Employers make extensive investments in their employees; investing in hiring and retaining workers that match the firm’s needs. Now new research summarized by Kathryn Shaw, Stanford University, USA suggests that the hiring and training of good bosses may carry even more weight when it comes to workers’ performance. The study in the new IZA World of Labor Report shows a good boss can enhance the performance of their employees and can lower the quit rate. Good bosses have some universal traits: they coach and teach and offer insight into the strategy of the firm. According to Shaw economists are increasingly finding better data to measure the effects of bosses on workers’ performance, as well as the sources of these effects. A recent study of workers in a large firm that performs technology-based service (TBS) jobs found that the move from an average quality boss to one in the 90th percentile raised worker productivity by six units per hour, on a mean productivity of ten units per hour. Thus, when workers move from an average boss to a high-quality boss, productivity could rise by 50 percent. The study also showed that workers were more likely to quit when faced with bad bosses.

If bosses matter, the question is what makes a good boss? Economists identify two traits that improve boss quality. One is that good bosses are good teachers. The second trait of good leaders is that they are experts in the work they are managing. Firms have made considerable efforts exploring the optimal traits of bosses, and their results have been reported in the business school press. Shaw cites a number of studies that come to similar conclusions.

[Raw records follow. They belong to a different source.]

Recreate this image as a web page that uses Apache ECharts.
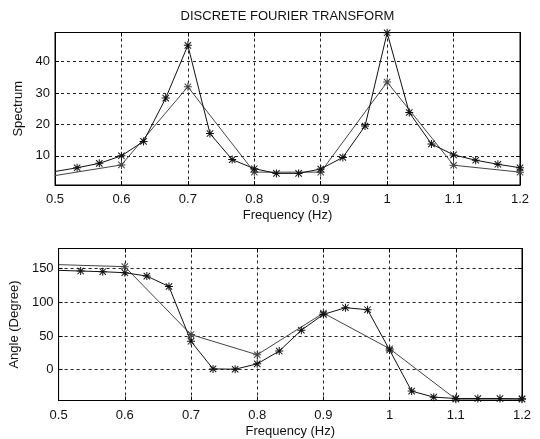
<!DOCTYPE html>
<html>
<head>
<meta charset="utf-8">
<script src="https://cdn.jsdelivr.net/npm/echarts@6/dist/echarts.min.js"></script>
<style>
  html, body { margin: 0; padding: 0; background: #fff; }
  #chart { width: 540px; height: 439px; }
</style>
</head>
<body>
<div id="chart"></div>
<script>
// Frequency samples (Hz): fine grid (1/30 Hz) and coarse grid (0.1 Hz)
const freqFine = [0.5, 0.5333, 0.5667, 0.6, 0.6333, 0.6667, 0.7, 0.7333, 0.7667, 0.8, 0.8333,
                  0.8667, 0.9, 0.9333, 0.9667, 1.0, 1.0333, 1.0667, 1.1, 1.1333, 1.1667, 1.2];
const freqCoarse = [0.5, 0.6, 0.7, 0.8, 0.9, 1.0, 1.1, 1.2];

// Amplitude spectrum
const spectrumFine = [5.0, 6.2, 7.6, 10.0, 14.6, 28.4, 45.2, 17.1, 8.8, 5.9, 4.4,
                      4.4, 5.8, 9.5, 19.5, 49.2, 23.8, 13.8, 10.3, 8.6, 7.3, 6.2];
const spectrumCoarse = [3.7, 7.1, 32.0, 4.8, 4.8, 33.5, 7.0, 4.8];

// Phase angle (degrees)
const angleFine = [147.5, 146.5, 145.5, 144, 139, 123.5, 42, 1, 0.5, 8.5, 27.5,
                   58.5, 82, 92, 89, 29, -32, -41, -43, -43, -43, -43.5];
const angleCoarse = [156, 153, 52, 22, 84, 31, -44, -44];

// Tick positions and labels
const freqTicks = [0.5, 0.6, 0.7, 0.8, 0.9, 1.0, 1.1, 1.2];
const freqTickLabels = ['0.5', '0.6', '0.7', '0.8', '0.9', '1', '1.1', '1.2'];
const spectrumTicks = [10, 20, 30, 40];
const angleTicks = [0, 50, 100, 150];

// Eight-armed asterisk marker
const STAR = 'path://M8.75 0H11.25V20H8.75Z M0 8.75H20V11.25H0Z ' +
             'M1.12 17.12L17.12 1.12L18.88 2.88L2.88 18.88Z ' +
             'M2.88 1.12L18.88 17.12L17.12 18.88L1.12 2.88Z';

const FONT = 'Liberation Sans, Arial, Helvetica, sans-serif';
const INK = '#111';

function freqLabel(v) {
  const i = freqTicks.findIndex(t => Math.abs(t - v) < 1e-6);
  return i >= 0 ? freqTickLabels[i] : '';
}

function pairs(xs, ys) {
  // first sample sits on the left border: line only, no marker
  return xs.map((x, i) => i === 0 ? { value: [x, ys[i]], symbol: 'none' } : [x, ys[i]]);
}

const dashed = { show: true, lineStyle: { color: '#222', width: 1, type: [3, 3] } };
const frameLine = { show: true, onZero: false, lineStyle: { color: '#000', width: 1 } };

function xMain(gridIndex) {
  return {
    type: 'value', gridIndex, position: 'bottom', min: 0.5, max: 1.2,
    name: 'Frequency (Hz)', nameLocation: 'middle', nameGap: 24,
    nameTextStyle: { fontSize: 13, color: INK, fontFamily: FONT },
    axisLine: frameLine,
    axisTick: { show: true, inside: true, length: 4, customValues: freqTicks, lineStyle: { color: '#000' } },
    axisLabel: { customValues: freqTicks, formatter: freqLabel, margin: 8, fontSize: 13, color: INK, fontFamily: FONT },
    splitLine: dashed
  };
}
function xTop(gridIndex) {
  return {
    type: 'value', gridIndex, position: 'top', min: 0.5, max: 1.2,
    axisLine: frameLine,
    axisTick: { show: true, inside: true, length: 4, customValues: freqTicks, lineStyle: { color: '#000' } },
    axisLabel: { show: false }, splitLine: { show: false }
  };
}
function yMain(gridIndex, min, max, ticks, name, gap) {
  return {
    type: 'value', gridIndex, position: 'left', min, max,
    name, nameLocation: 'middle', nameGap: gap,
    nameTextStyle: { fontSize: 13, color: INK, fontFamily: FONT },
    axisLine: frameLine,
    axisTick: { show: true, inside: true, length: 4, customValues: ticks, lineStyle: { color: '#000' } },
    axisLabel: { customValues: ticks, margin: 5, fontSize: 13, color: INK, fontFamily: FONT },
    splitLine: dashed
  };
}
function yRight(gridIndex, min, max, ticks) {
  return {
    type: 'value', gridIndex, position: 'right', min, max,
    axisLine: frameLine,
    axisTick: { show: true, inside: true, length: 4, customValues: ticks, lineStyle: { color: '#000' } },
    axisLabel: { show: false }, splitLine: { show: false }
  };
}
function line(xi, yi, xs, ys, color, width) {
  return {
    type: 'line', xAxisIndex: xi, yAxisIndex: yi, data: pairs(xs, ys),
    symbol: STAR, symbolSize: 8, showSymbol: true, showAllSymbol: true,
    lineStyle: { color, width }, itemStyle: { color }, z: 3
  };
}

const chart = echarts.init(document.getElementById('chart'), null, { renderer: 'canvas' });
chart.setOption({
  animation: false,
  backgroundColor: '#fff',
  textStyle: { fontFamily: FONT },
  graphic: [{
    type: 'text', x: 287.5, y: 16,
    style: { text: 'DISCRETE FOURIER TRANSFORM', textAlign: 'center', textVerticalAlign: 'middle',
             font: '13px ' + FONT, fill: INK }
  }],
  grid: [
    { left: 55, top: 32.5, width: 465, height: 152.5, show: true, borderColor: '#000', borderWidth: 1, containLabel: false },
    { left: 58, top: 248.5, width: 464, height: 152, show: true, borderColor: '#000', borderWidth: 1, containLabel: false }
  ],
  xAxis: [xMain(0), xTop(0), xMain(1), xTop(1)],
  yAxis: [
    yMain(0, 0.7, 49.3, spectrumTicks, 'Spectrum', 28),
    yRight(0, 0.7, 49.3, spectrumTicks),
    yMain(1, -46, 180, angleTicks, 'Angle (Degree)', 33),
    yRight(1, -46, 180, angleTicks)
  ],
  series: [
    line(0, 0, freqCoarse, spectrumCoarse, '#444', 1),
    line(0, 0, freqFine, spectrumFine, '#111', 1),
    line(2, 2, freqCoarse, angleCoarse, '#444', 1),
    line(2, 2, freqFine, angleFine, '#111', 1)
  ]
});
</script>
</body>
</html>
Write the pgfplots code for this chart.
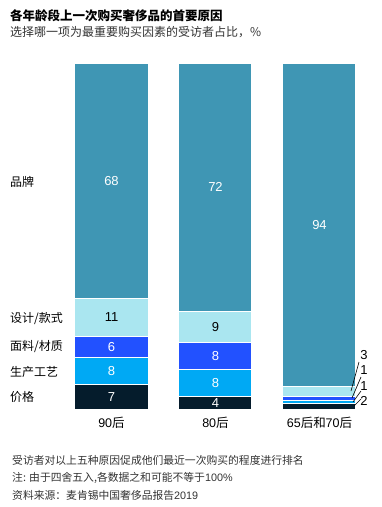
\documentclass[border=0pt]{standalone}
\usepackage{fontspec}
\setmainfont{Liberation Sans}
\newfontfamily\cjk{Noto Sans CJK SC}
\usepackage{pgfplots}
\pgfplotsset{compat=1.18}
\definecolor{cPrice}{HTML}{051C2C}
\definecolor{cProd}{HTML}{00A9F4}
\definecolor{cMat}{HTML}{2251FF}
\definecolor{cDes}{HTML}{AAE6F0}
\definecolor{cBrand}{HTML}{3F96B4}
\definecolor{cNote}{HTML}{333333}
\newcommand{\fsz}[1]{\fontsize{#1}{#1}\selectfont}
\begin{document}
\begin{tikzpicture}[x=1pt,y=1pt]
\useasboundingbox (0,0) rectangle (382,-507);
\begin{axis}[at={(75.1pt,-409pt)}, anchor=south west, scale only axis,
  width=280.8pt, height=346pt, xmin=-0.35, xmax=2.35, ymin=0, ymax=100,
  ybar stacked, bar width=73pt, hide axis, clip=false]
\addplot[fill=cPrice, draw=white, line width=1pt] coordinates {(0,7) (1,3.5) (2,1.5)};
\addplot[fill=cProd, draw=white, line width=1pt] coordinates {(0,8) (1,7.8) (2,1)};
\addplot[fill=cMat, draw=white, line width=1pt] coordinates {(0,6) (1,7.9) (2,1)};
\addplot[fill=cDes, draw=white, line width=1pt] coordinates {(0,11) (1,8.9) (2,3)};
\addplot[fill=cBrand, draw=white, line width=1pt] coordinates {(0,68) (1,71.9) (2,93.5)};
\coordinate (a1) at (axis cs:0,3.5);
\coordinate (a2) at (axis cs:0,11);
\coordinate (a3) at (axis cs:0,18);
\coordinate (a4) at (axis cs:0,26.5);
\coordinate (a5) at (axis cs:0,66);
\coordinate (b1) at (axis cs:1,1.75);
\coordinate (b2) at (axis cs:1,7.4);
\coordinate (b3) at (axis cs:1,15.25);
\coordinate (b4) at (axis cs:1,23.65);
\coordinate (b5) at (axis cs:1,64.05);
\coordinate (c5) at (axis cs:2,53.25);
\coordinate (x0) at (axis cs:0,0);
\coordinate (x1) at (axis cs:1,0);
\coordinate (x2) at (axis cs:2,0);
\end{axis}
% value labels
\node[white, font=\fsz{13}] at (a1) {7};
\node[white, font=\fsz{13}] at (a2) {8};
\node[white, font=\fsz{13}] at (a3) {6};
\node[black, font=\fsz{13}] at (a4) {11};
\node[white, font=\fsz{13}] at (a5) {68};
\node[white, font=\fsz{13}] at (b1) {4};
\node[white, font=\fsz{13}] at (b2) {8};
\node[white, font=\fsz{13}] at (b3) {8};
\node[black, font=\fsz{13}] at (b4) {9};
\node[white, font=\fsz{13}] at (b5) {72};
\node[white, font=\fsz{13}] at (c5) {94};
% x labels
\node[font=\fsz{12.5}, yshift=-14pt] at (x0) {90{\cjk 后}};
\node[font=\fsz{12.5}, yshift=-14pt] at (x1) {80{\cjk 后}};
\node[font=\fsz{12.5}, yshift=-14pt] at (x2) {65{\cjk 后和}70{\cjk 后}};
% leader lines
\draw[black, line width=0.6pt] (351,-391) -- (359,-362);
\draw[black, line width=0.6pt] (352,-398) -- (361,-377);
\draw[black, line width=0.6pt] (353,-402) -- (361,-391);
\draw[black, line width=0.6pt] (354,-406) -- (361,-399);
\node[font=\fsz{13}] at (364,-355) {3};
\node[font=\fsz{13}] at (364,-370) {1};
\node[font=\fsz{13}] at (364,-386) {1};
\node[font=\fsz{13}] at (364,-401) {2};
% category labels
\node[anchor=west, inner sep=0pt, font=\cjk\fsz{12}] at (10,-182) {品牌};
\node[anchor=west, inner sep=0pt, font=\cjk\fsz{12}] at (10,-319) {设计/款式};
\node[anchor=west, inner sep=0pt, font=\cjk\fsz{12}] at (10,-347) {面料/材质};
\node[anchor=west, inner sep=0pt, font=\cjk\fsz{12}] at (10,-372) {生产工艺};
\node[anchor=west, inner sep=0pt, font=\cjk\fsz{12}] at (10,-397) {价格};
% titles
\node[anchor=west, inner sep=0pt, font=\cjk\bfseries\fsz{12.5}] at (10,-15.5) {各年龄段上一次购买奢侈品的首要原因};
\node[anchor=west, inner sep=0pt, font=\cjk\fsz{12}, text=cNote] at (10,-32) {选择哪一项为最重要购买因素的受访者占比，\%};
% notes
\node[anchor=west, inner sep=0pt, font=\cjk\fsz{10.8}, text=cNote] at (12,-460) {受访者对以上五种原因促成他们最近一次购买的程度进行排名};
\node[anchor=west, inner sep=0pt, font=\cjk\fsz{10.8}, text=cNote] at (12,-478) {注: 由于四舍五入,各数据之和可能不等于{\rmfamily 100\%}};
\node[anchor=west, inner sep=0pt, font=\cjk\fsz{10.8}, text=cNote] at (12,-495) {资料来源：麦肯锡中国奢侈品报告{\rmfamily 2019}};
\end{tikzpicture}
\end{document}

Google undertook a study they labeled “Project Oxygen” to find out whether managers mattered, and if so, why. The answer was that manager’s do matter and that eight behavioural traits stood out among the high-performing managers: good coach; empowers the team; expresses interest in employee well-being; is results-oriented; listens and shares information; helps with career development; has a clear vision for the team; has key technical skills. After Google determined which traits mattered, it put in place a program to teach good managerial behaviours and to reward them. With success.

Shaw suggests that firms should spend more time on the screening of bosses to get high-quality bosses. She concludes: “That bosses have a big impact on workers’ performance is an important finding in the economics literature and has implications for how firms should be managed optimally.

“For example, in circumstances where it may be hard to use incentive pay because it is hard to measure workers’ performance, it may be just as valuable to assign workers to good bosses. Rather than investing in incentive pay for workers, firms can invest in the hiring and training of good bosses.”